The district court awarded respondent $15,000 in attorney’s fees because “[t]he numerous motions and the added expense of the current litigation between the parties is the result of the actions of petitioner as is shown by the affidavits and now the testimony of Dr. Gilbertson,” and because appellant’s desire to distance herself from respondent, including her move to Elk River, had been the cause of most of the motions between the parties.  The court further found that appellant has acted in bad faith to unnecessarily delay the proceedings, and the conduct-based award would deter future delays.  While the district court did not limit its analysis to events that unreasonably contributed to the length of the current proceedings, or the proceedings initiated by respondent’s June 2002 motion, the district court based its finding on appellant’s bad-faith measures designed to delay implementation of Dr. Gilbertson’s recommendations.  Thus, there is sufficient evidence in the record underlying the court’s finding of bad faith conduct in the current proceedings, and therefore the district court did not abuse its discretion by awarding attorney’s fees. 


Appellant argues that the district court improperly awarded respondent reimbursement for vacation expenses he incurred in anticipation of parenting time because the court failed to make specific findings explaining its rationale.  A district court’s award of parenting time expenses under Minn. Stat. § 518.175, subd. 6(c)(4) (2002), will not be overturned absent an abuse of discretion.  Olson v.

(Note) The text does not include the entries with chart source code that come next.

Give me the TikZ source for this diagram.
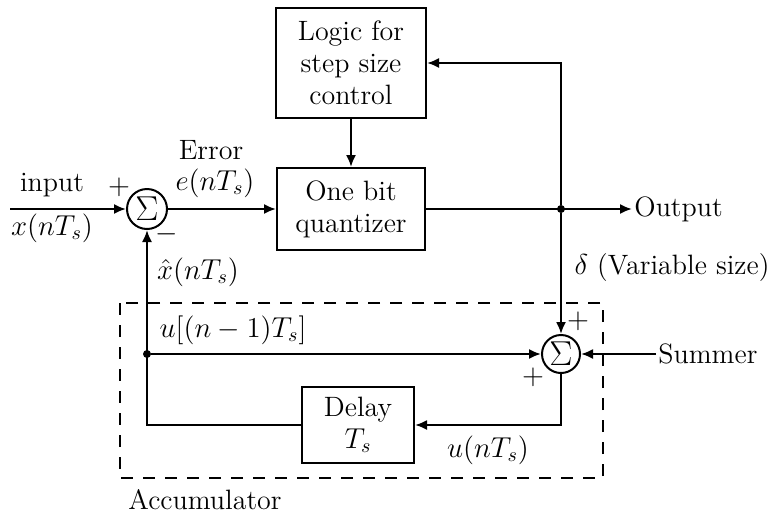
\documentclass[tikz,border=0pt]{standalone}
\usetikzlibrary{arrows.meta}
\tikzset{
  blockbox/.style={draw, line width=1pt, align=center, inner sep=2pt},
  sumnode/.style={draw, circle, line width=1pt, minimum size=20pt, inner sep=0pt,
    font=\fontsize{19}{19}\selectfont},
  link/.style={line width=1pt},
  junction/.style={circle, fill, inner sep=0pt, minimum size=4pt},
}
\begin{document}
\begin{tikzpicture}[x=0.5pt, y=-0.5pt, font=\fontsize{14}{16}\selectfont,
  >={Latex[length=6pt,width=5pt]}]
\useasboundingbox (0,0) rectangle (769,520);
\node[blockbox, minimum width=75pt, minimum height=55pt] (logic) at (351,63) {Logic for\\step size\\control};
\node[blockbox, minimum width=74pt, minimum height=41pt] (quant) at (351,209) {One bit\\quantizer};
\node[blockbox, minimum width=56pt, minimum height=38pt] (delay) at (358,425) {Delay\\$T_s$};
\node[sumnode] (sum1) at (147,209) {$\Sigma$};
\node[sumnode, minimum size=19pt] (sum2) at (561,354) {$\Sigma$};
\coordinate (in) at (10,209);
\node[anchor=west, inner sep=1pt] (out) at (632,209) {Output};
\node[anchor=west, inner sep=1pt] (summer) at (656,354) {Summer};
\node[junction] (fork) at (561,209) {};
\node[junction] (tap) at (147,354) {};
\draw[link,->] (in) -- (sum1);
\draw[link,->] (sum1) -- (quant);
\draw[link,->] (logic) -- (quant);
\draw[link,->] (quant) -- (out);
\draw[link,->] (fork) |- (logic);
\draw[link,->] (fork) -- (sum2);
\draw[link,->] (summer) -- (sum2);
\draw[link,->] (sum2) |- (delay);
\draw[link,->] (delay) -| (sum1);
\draw[link,->] (tap) -- (sum2);
\draw[line width=1.4pt, dash pattern=on 6pt off 5pt] (120,303) rectangle (603,478);
\node (inlbl) at (52,185) {input};
\node (xlbl) at (52,228) {$x(nT_s)$};
\node (plus1) at (119,187) {$+$};
\node[inner sep=0pt] (minus1) at (167,234) {$-$};
\node (errlbl) at (211,150) {Error};
\node (elbl) at (215,183) {$e(nT_s)$};
\node[inner sep=1pt] (xhatlbl) at (198,272) {$\hat{x}(nT_s)$};
\node (ulbl) at (233,330) {$u[(n-1)T_s]$};
\node (unlbl) at (488,450) {$u(nT_s)$};
\node (plus2) at (578,321) {$+$};
\node (plus3) at (533,377) {$+$};
\node (deltalbl) at (672,268) {$\delta$ (Variable size)};
\node (acclbl) at (205,500) {Accumulator};
\end{tikzpicture}
\end{document}
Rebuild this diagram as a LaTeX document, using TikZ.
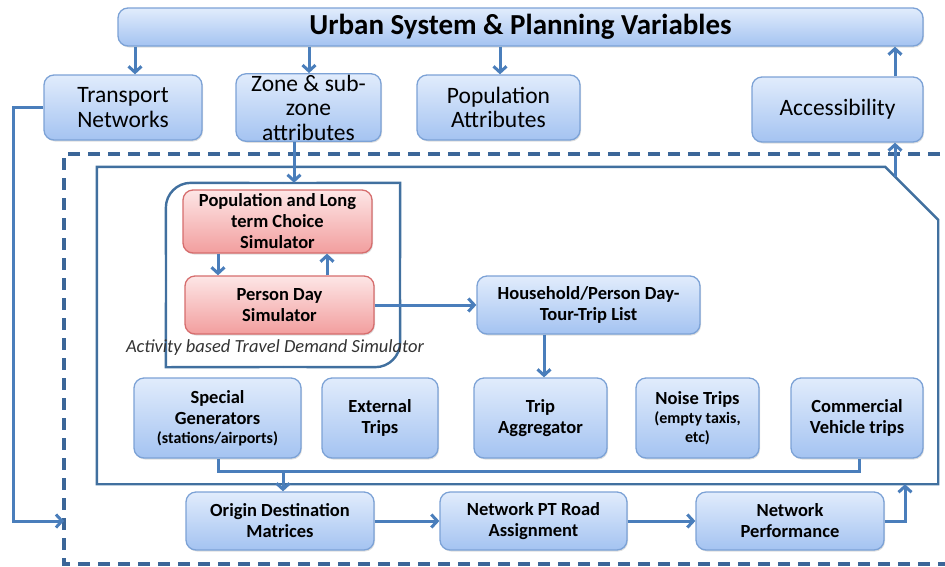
\documentclass[tikz,border=0pt]{standalone}
\usepackage{fontspec}
\setmainfont{Carlito}
\usetikzlibrary{arrows.meta,calc,shadows}
\definecolor{bluetop}{HTML}{E1ECFC}
\definecolor{bluebot}{HTML}{A4C3F1}
\definecolor{blueline}{HTML}{7CA2D6}
\definecolor{redtop}{HTML}{FDE6E6}
\definecolor{redbot}{HTML}{F29E9E}
\definecolor{redline}{HTML}{D66D6D}
\definecolor{conncol}{HTML}{4A7EBB}
\definecolor{dashcol}{HTML}{3B6698}
\definecolor{framecol}{HTML}{41709F}
\begin{document}
\begin{tikzpicture}[x=1pt,y=-1pt,
  box/.style={draw=blueline, line width=1.3pt, rounded corners=10pt,
    top color=bluetop, bottom color=bluebot, inner sep=1pt, align=center,
    drop shadow={shadow xshift=1pt, shadow yshift=-1.5pt, opacity=0.25}},
  redbox/.style={box, draw=redline, top color=redtop, bottom color=redbot},
  bigtxt/.style={font=\fontsize{23.5}{24.5}\selectfont},
  smalltxt/.style={font=\fontsize{18.5}{21}\selectfont\bfseries},
  subtxt/.style={font=\fontsize{16}{17}\selectfont\bfseries},
  conn/.style={draw=conncol, line width=3pt, -{Straight Barb[length=6pt,width=13pt]}},
  line/.style={draw=conncol, line width=3pt},
  frame/.style={draw=framecol, line width=2.4pt},
  dashframe/.style={draw=dashcol, line width=3.2pt, dash pattern=on 12pt off 8pt},
  ghost/.style={draw=none, inner sep=0pt}]
\useasboundingbox (0,0) rectangle (945,566);

% frames
\draw[dashframe] (980,154) -- (64,154) -- (64,564) -- (980,564);
\node[ghost, minimum width=841pt, minimum height=317pt] (inner) at (517.5,325.5) {};
\draw[frame] ($(inner.north east)+(-53,0)$) -- (inner.north west) -- (inner.south west)
   -- (inner.south east) -- ($(inner.north east)+(0,53)$) -- cycle;
\node[ghost, minimum width=234pt, minimum height=184pt] (act) at (283,275) {};
\draw[frame, rounded corners=25pt] (166,280) -- (act.north west) -- (283,183);
\draw[frame] (283,183) -- (act.north east) -- (400,280);
\draw[frame, rounded corners=25pt] (400,280) -- (act.south east) -- (283,367);
\draw[frame] (283,367) -- (act.south west) -- (166,280);

% title row
\node[box, minimum width=805pt, minimum height=38pt, font=\fontsize{29}{32}\selectfont\bfseries] (title) at (520.5,27) {Urban System \& Planning Variables};
\node[box, bigtxt, minimum width=158pt, minimum height=65pt] (tn) at (123,107.5) {Transport\\Networks};
\node[box, bigtxt, minimum width=145pt, minimum height=65pt] (zone) at (308.5,107.5) {Zone \& sub-\\zone\\attributes};
\node[box, bigtxt, minimum width=163pt, minimum height=65pt] (pop) at (498.5,107.5) {Population\\Attributes};
\node[box, bigtxt, minimum width=171pt, minimum height=65pt] (acc) at (837.5,109.5) {Accessibility};

% activity simulator
\node[redbox, smalltxt, minimum width=189pt, minimum height=63pt] (plc) at (277.5,221.5) {Population and Long\\term Choice\\Simulator};
\node[redbox, smalltxt, minimum width=189pt, minimum height=58pt] (pds) at (279.5,305) {Person Day\\Simulator};
\node[font=\fontsize{18.5}{20}\selectfont\itshape, text=black!80] (actlabel) at (275,348) {Activity based Travel Demand Simulator};
\node[box, smalltxt, minimum width=223pt, minimum height=58pt] (hh) at (588.5,305) {Household/Person Day-\\Tour-Trip List};

% five generators
\node[box, smalltxt, minimum width=167pt, minimum height=80pt] (sg) at (217.5,418) {Special\\Generators\\[-2pt]{\fontsize{16}{17}\selectfont(stations/airports)}};
\node[box, smalltxt, minimum width=116pt, minimum height=80pt] (ext) at (380,418) {External\\Trips};
\node[box, smalltxt, minimum width=133pt, minimum height=80pt] (ta) at (540.5,418) {Trip\\Aggregator};
\node[box, minimum width=123pt, minimum height=80pt, font=\fontsize{18.5}{19}\selectfont\bfseries] (nt) at (697.5,418) {Noise Trips\\{\fontsize{16}{17}\selectfont(empty taxis,}\\{\fontsize{16}{17}\selectfont etc)}};
\node[box, smalltxt, minimum width=132pt, minimum height=80pt] (cv) at (857,418) {Commercial\\Vehicle trips};

% bottom row
\node[box, smalltxt, minimum width=188pt, minimum height=58pt] (od) at (280,521) {Origin Destination\\Matrices};
\node[box, smalltxt, minimum width=187pt, minimum height=58pt] (npt) at (533.5,521) {Network PT Road\\Assignment};
\node[box, smalltxt, minimum width=188pt, minimum height=58pt] (np) at (790,521) {Network\\Performance};

% connectors
\draw[conn] (title.south -| 135,0) -- (tn.north -| 135,0);
\draw[conn] (title.south -| 309,0) -- (zone.north -| 309,0);
\draw[conn] (title.south -| 500,0) -- (pop.north -| 500,0);
\draw[conn] (acc.north -| 895,0) -- (title.south -| 895,0);
\coordinate (accfoot) at (895,177);
\draw[conn] (accfoot) -- (acc.south -| 895,0);
\draw[conn] (zone.south -| 294,0) -- (act.north -| 294,0);
\draw[conn] (plc.south -| 218,0) -- (pds.north -| 218,0);
\draw[conn] (pds.north -| 327,0) -- (plc.south -| 327,0);
\draw[conn] (pds.east) -- (hh.west);
\draw[conn] (hh.south -| 544,0) -- (ta.north -| 544,0);
\draw[line] (sg.south -| 218,0) -- (218,471) -- (859,471) -- (cv.south -| 859,0);
\draw[conn] (283,471) -- (od.north -| 283,0);
\draw[conn] (od.east) -- (npt.west);
\draw[conn] (npt.east) -- (np.west);
\draw[conn] (np.east) -- (905,521) -- (inner.south -| 905,0);
\coordinate (dashin) at (64,521);
\draw[conn] (tn.west) -- (13,107.5) -- (13,521) -- (dashin);
\end{tikzpicture}
\end{document}
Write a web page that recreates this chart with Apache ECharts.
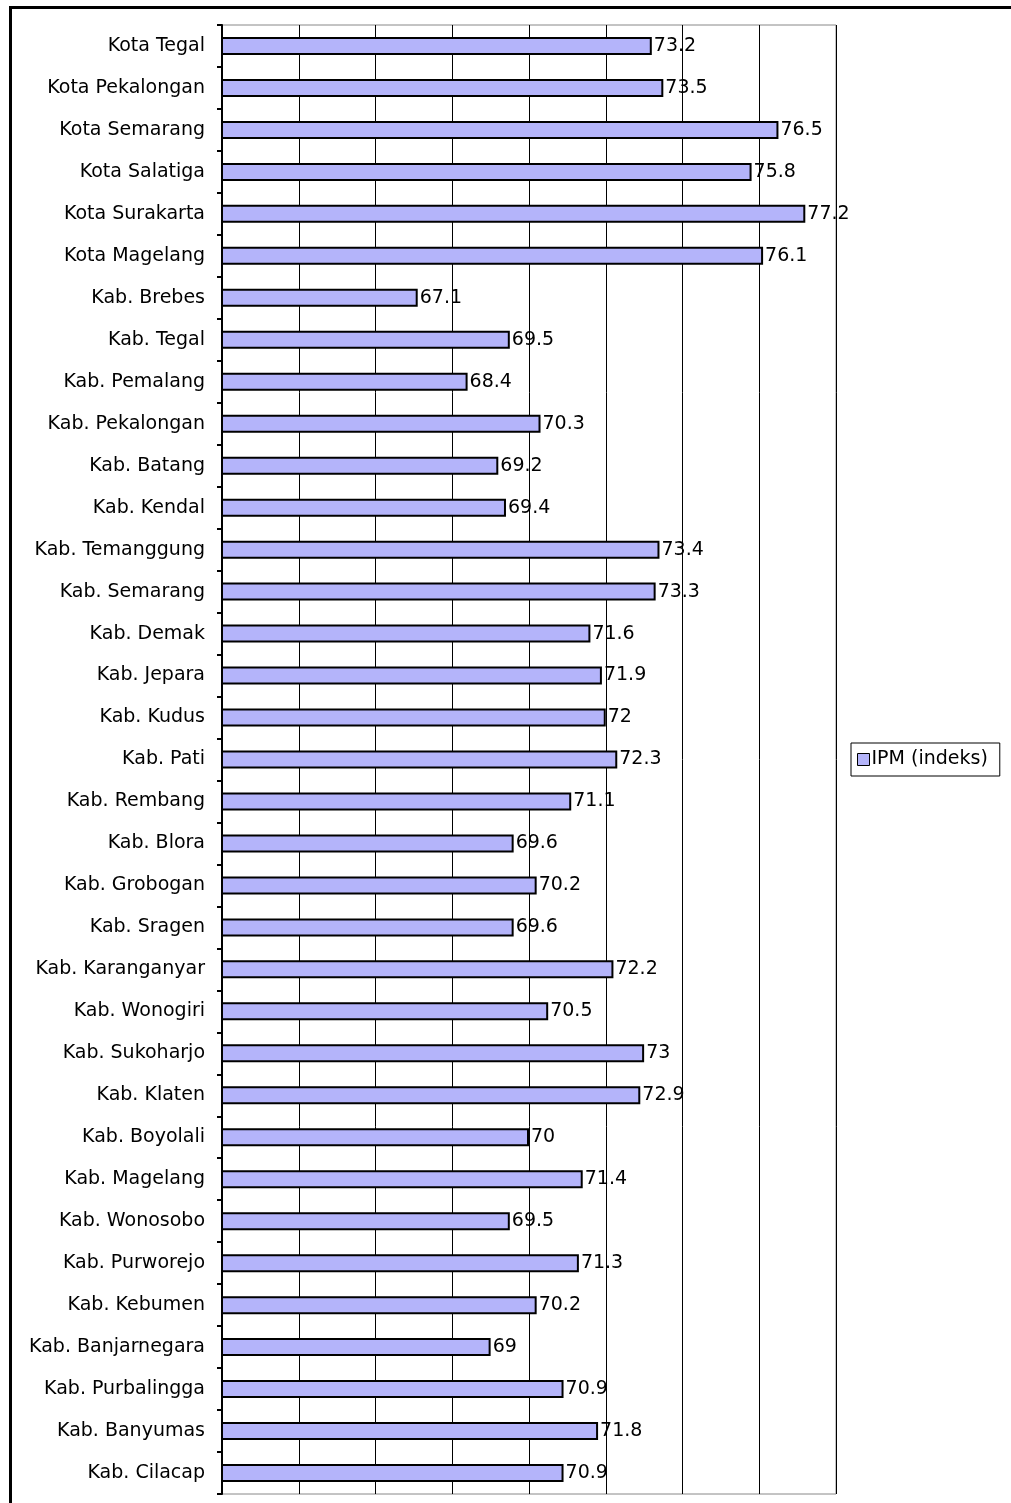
<!DOCTYPE html>
<html lang="id">

<head>
    <meta charset="UTF-8">
    <title>IPM Jawa Tengah</title>
    <script type="text/javascript" src="https://cdn.jsdelivr.net/npm/echarts@6/dist/echarts.min.js"></script>
    <style>
        body { margin: 0; background: #fff; }
        #frame { position: absolute; left: 9px; top: 6px; width: 1010px; height: 1495px;
                 border-top: 3px solid #000; border-left: 3px solid #000; }
        #main { position: absolute; left: 0; top: 0; width: 1011px; height: 1503px; }
    </style>
</head>

<body>
    <div id="frame"></div>
    <div id="main"></div>
    <script>
        var regions = ['Kota Tegal', 'Kota Pekalongan', 'Kota Semarang', 'Kota Salatiga', 'Kota Surakarta',
            'Kota Magelang', 'Kab. Brebes', 'Kab. Tegal', 'Kab. Pemalang', 'Kab. Pekalongan', 'Kab. Batang',
            'Kab. Kendal', 'Kab. Temanggung', 'Kab. Semarang', 'Kab. Demak', 'Kab. Jepara', 'Kab. Kudus',
            'Kab. Pati', 'Kab. Rembang', 'Kab. Blora', 'Kab. Grobogan', 'Kab. Sragen', 'Kab. Karanganyar',
            'Kab. Wonogiri', 'Kab. Sukoharjo', 'Kab. Klaten', 'Kab. Boyolali', 'Kab. Magelang', 'Kab. Wonosobo',
            'Kab. Purworejo', 'Kab. Kebumen', 'Kab. Banjarnegara', 'Kab. Purbalingga', 'Kab. Banyumas',
            'Kab. Cilacap'];
        var ipm = [73.2, 73.5, 76.5, 75.8, 77.2, 76.1, 67.1, 69.5, 68.4, 70.3, 69.2, 69.4, 73.4, 73.3, 71.6,
            71.9, 72, 72.3, 71.1, 69.6, 70.2, 69.6, 72.2, 70.5, 73, 72.9, 70, 71.4, 69.5, 71.3, 70.2, 69,
            70.9, 71.8, 70.9];
        var seriesName = 'IPM (indeks)';

        var font = 'DejaVu Sans';
        var myChart = echarts.init(document.getElementById('main'));

        myChart.setOption({
            animation: false,
            grid: {
                left: 222,
                top: 25,
                width: 614,
                height: 1469,
                show: true,
                borderColor: '#888',
                borderWidth: 1
            },
            legend: {
                data: [seriesName],
                orient: 'vertical',
                left: 851,
                top: 743,
                padding: [7, 12, 7, 6],
                borderColor: '#000',
                borderWidth: 1,
                itemWidth: 12,
                itemHeight: 12,
                itemGap: 0,
                icon: 'rect',
                itemStyle: { borderColor: '#000', borderWidth: 1 },
                textStyle: { fontFamily: font, fontSize: 19, color: '#000', padding: [0, 0, 0, -3] }
            },
            xAxis: {
                type: 'value',
                min: 62,
                max: 78,
                interval: 2,
                axisLabel: { show: false },
                axisTick: { show: false },
                axisLine: { show: false },
                splitLine: { lineStyle: { color: '#000', width: 1 } }
            },
            yAxis: {
                type: 'category',
                data: regions,
                inverse: true,
                axisLine: { lineStyle: { color: '#000', width: 2 } },
                axisTick: { show: true, length: 5, lineStyle: { color: '#000', width: 2 } },
                axisLabel: { margin: 17, fontFamily: font, fontSize: 19, color: '#000' }
            },
            series: [{
                name: seriesName,
                type: 'bar',
                data: ipm,
                barWidth: 18,
                itemStyle: { color: '#b4b4fa', borderColor: '#000', borderWidth: 2 },
                label: {
                    show: true,
                    position: 'right',
                    distance: 2,
                    fontFamily: font,
                    fontSize: 19,
                    color: '#000'
                }
            }]
        });
    </script>
</body>

</html>
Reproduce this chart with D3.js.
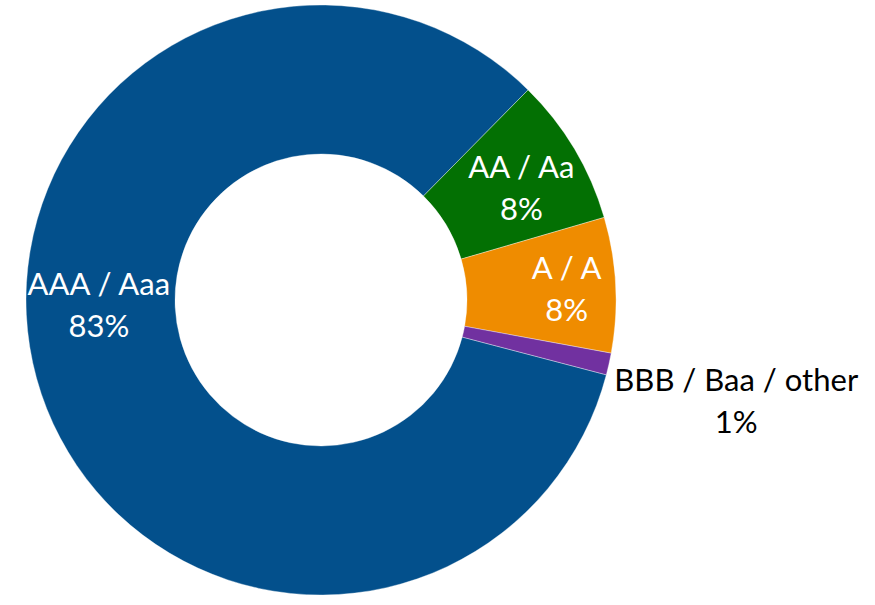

Olson, 534 N.W.2d 547, 550 (Minn. 1995).  Here, the district court found that appellant could have, and should have, adjusted her vacation schedule to accommodate respondent’s plans.  While respondent’s notice was not timely by ten days under the decree, he could not purchase tickets until he was positive about his available dates for travel.  The district court adequately explained its rationale for the award and did not abuse its discretion. 


            Finally, appellant argues that the district court’s modification of respondent’s parenting schedule providing respondent with additional weekend parenting time is not in the children’s best interests because it requires the children to spend too much time away from their extra-curricular activities, friends, and religious instruction.  Modification of a visitation order is required whenever it would serve the best interests of the child.  Minn. Stat. § 518.175, subd. 5 (2002).  The district court has broad discretion to determine the child’s best interests in the area of visitation.  Rutten v. Rutten, 347 N.W.2d 47, 51 (Minn. 1984).  The court awarded respondent additional parenting time based on Dr. Gilbertson’s conclusion that it was necessary to repair the children’s relationship with respondent.  As such, the modification was not an abuse of discretion.


[1] Neither the district court nor Dr. Gilbertson made specific findings as to whether the harm caused by the change in environment is outweighed by the advantages.  Here, the omission is harmless as a matter of law because that finding is implicit in the endangerment determination.  See Eckman, 410 N.W.2d at 389 (upholding modification without explicit advantage findings because the advantage was implicit in other factors).

[2] The district court’s October 9, 2003, order further justified its award of attorney’s fees by noting that appellant had substantially more income than respondent.  Because this reference to need-based fees constituted one sentence in the order without any further support, this court will examine the award as conduct-based.